+++ Material +++

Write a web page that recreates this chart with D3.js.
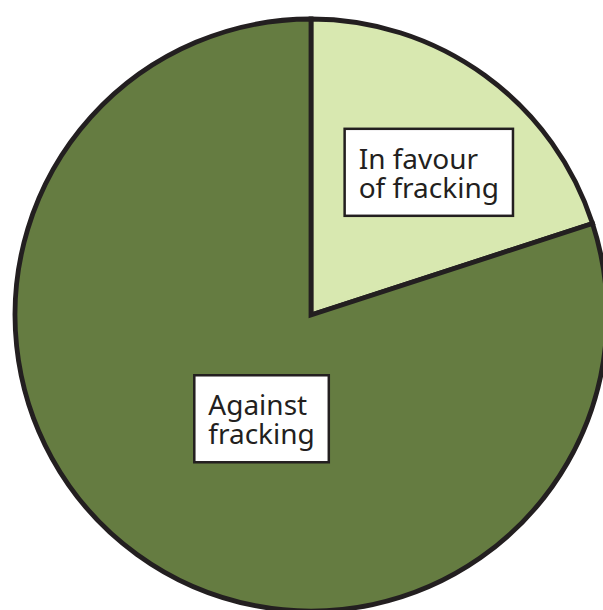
<!DOCTYPE HTML>
<html>
	<head>
        <meta charset='utf-8'>
        <title>Fracking pie</title>
        <script src='https://d3js.org/d3.v7.min.js'></script>
        <style>
            body { margin: 0; background: #fff; }
            .slice { stroke: #231f20; stroke-width: 4.8px; stroke-linejoin: miter; }
            .label-box { fill: #fff; stroke: #231f20; stroke-width: 2.5px; }
            .label-text { font: 28px 'Noto Sans'; fill: #231f20; }
        </style>
	</head>
	<body>
        <svg width='603' height='610' id='pie'></svg>
        <script>
            // values (percent)
            const categories = ['In favour of fracking', 'Against fracking'];
            const values = [20, 80];
            const labelLines = [['In favour', 'of fracking'], ['Against', 'fracking']];
            const sliceColors = ['#d8e8b0', '#657c41'];

            var svg = d3.select('svg#pie'),
                cx = 311,
                cy = 315,
                radius = 296;

            var pie = d3.pie().sort(null).value(function(d) { return d.value; });
            var arc = d3.arc().innerRadius(0).outerRadius(radius);

            var data = categories.map(function(c, i) {
                return { name: c, value: values[i], lines: labelLines[i], color: sliceColors[i] };
            });

            var g = svg.append('g')
                .attr('transform', 'translate(' + cx + ',' + cy + ')');

            g.selectAll('path.slice')
                .data(pie(data))
                .enter().append('path')
                .attr('class', 'slice')
                .attr('fill', function(d) { return d.data.color; })
                .attr('d', arc);

            // where each label box sits: fraction of radius, and a small turn off the mid angle
            var labelRadius = [0.622, 0.392];
            var labelTurn = [0.066, -0.188];
            var lineHeight = 29;
            var padX = 14, padY = 10;

            var labels = g.selectAll('g.label')
                .data(pie(data))
                .enter().append('g')
                .attr('class', 'label')
                .attr('transform', function(d, i) {
                    var a = (d.startAngle + d.endAngle) / 2 + labelTurn[i];
                    var r = radius * labelRadius[i];
                    return 'translate(' + (Math.sin(a) * r) + ',' + (-Math.cos(a) * r) + ')';
                });

            labels.each(function(d) {
                var lg = d3.select(this);
                var rect = lg.append('rect').attr('class', 'label-box');
                var text = lg.append('text').attr('class', 'label-text');
                var n = d.data.lines.length;
                d.data.lines.forEach(function(line, j) {
                    text.append('tspan')
                        .attr('x', 0)
                        .attr('y', (j - (n - 1) / 2) * lineHeight)
                        .attr('dy', '0.35em')
                        .text(line);
                });
                var bb = text.node().getBBox();
                // center the block on the anchor, lines left-aligned
                text.selectAll('tspan').attr('x', -bb.width / 2);
                rect.attr('x', -bb.width / 2 - padX)
                    .attr('y', bb.y - padY)
                    .attr('width', bb.width + 2 * padX)
                    .attr('height', bb.height + 2 * padY);
            });
        </script>
	</body>
</html>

+++

→ **To be done**: Working from the lines above, reproduce the material exactly and exclude its pictures.

→ **Response to this exercise**:
Write a web page that recreates this chart with D3.js.
<!DOCTYPE HTML>
<html>
	<head>
        <meta charset='utf-8'>
        <title>Fracking pie</title>
        <script src='https://d3js.org/d3.v7.min.js'></script>
        <style>
            body { margin: 0; background: #fff; }
            .slice { stroke: #231f20; stroke-width: 4.8px; stroke-linejoin: miter; }
            .label-box { fill: #fff; stroke: #231f20; stroke-width: 2.5px; }
            .label-text { font: 28px 'Noto Sans'; fill: #231f20; }
        </style>
	</head>
	<body>
        <svg width='603' height='610' id='pie'></svg>
        <script>
            // values (percent)
            const categories = ['In favour of fracking', 'Against fracking'];
            const values = [20, 80];
            const labelLines = [['In favour', 'of fracking'], ['Against', 'fracking']];
            const sliceColors = ['#d8e8b0', '#657c41'];

            var svg = d3.select('svg#pie'),
                cx = 311,
                cy = 315,
                radius = 296;

            var pie = d3.pie().sort(null).value(function(d) { return d.value; });
            var arc = d3.arc().innerRadius(0).outerRadius(radius);

            var data = categories.map(function(c, i) {
                return { name: c, value: values[i], lines: labelLines[i], color: sliceColors[i] };
            });

            var g = svg.append('g')
                .attr('transform', 'translate(' + cx + ',' + cy + ')');

            g.selectAll('path.slice')
                .data(pie(data))
                .enter().append('path')
                .attr('class', 'slice')
                .attr('fill', function(d) { return d.data.color; })
                .attr('d', arc);

            // where each label box sits: fraction of radius, and a small turn off the mid angle
            var labelRadius = [0.622, 0.392];
            var labelTurn = [0.066, -0.188];
            var lineHeight = 29;
            var padX = 14, padY = 10;

            var labels = g.selectAll('g.label')
                .data(pie(data))
                .enter().append('g')
                .attr('class', 'label')
                .attr('transform', function(d, i) {
                    var a = (d.startAngle + d.endAngle) / 2 + labelTurn[i];
                    var r = radius * labelRadius[i];
                    return 'translate(' + (Math.sin(a) * r) + ',' + (-Math.cos(a) * r) + ')';
                });

            labels.each(function(d) {
                var lg = d3.select(this);
                var rect = lg.append('rect').attr('class', 'label-box');
                var text = lg.append('text').attr('class', 'label-text');
                var n = d.data.lines.length;
                d.data.lines.forEach(function(line, j) {
                    text.append('tspan')
                        .attr('x', 0)
                        .attr('y', (j - (n - 1) / 2) * lineHeight)
                        .attr('dy', '0.35em')
                        .text(line);
                });
                var bb = text.node().getBBox();
                // center the block on the anchor, lines left-aligned
                text.selectAll('tspan').attr('x', -bb.width / 2);
                rect.attr('x', -bb.width / 2 - padX)
                    .attr('y', bb.y - padY)
                    .attr('width', bb.width + 2 * padX)
                    .attr('height', bb.height + 2 * padY);
            });
        </script>
	</body>
</html>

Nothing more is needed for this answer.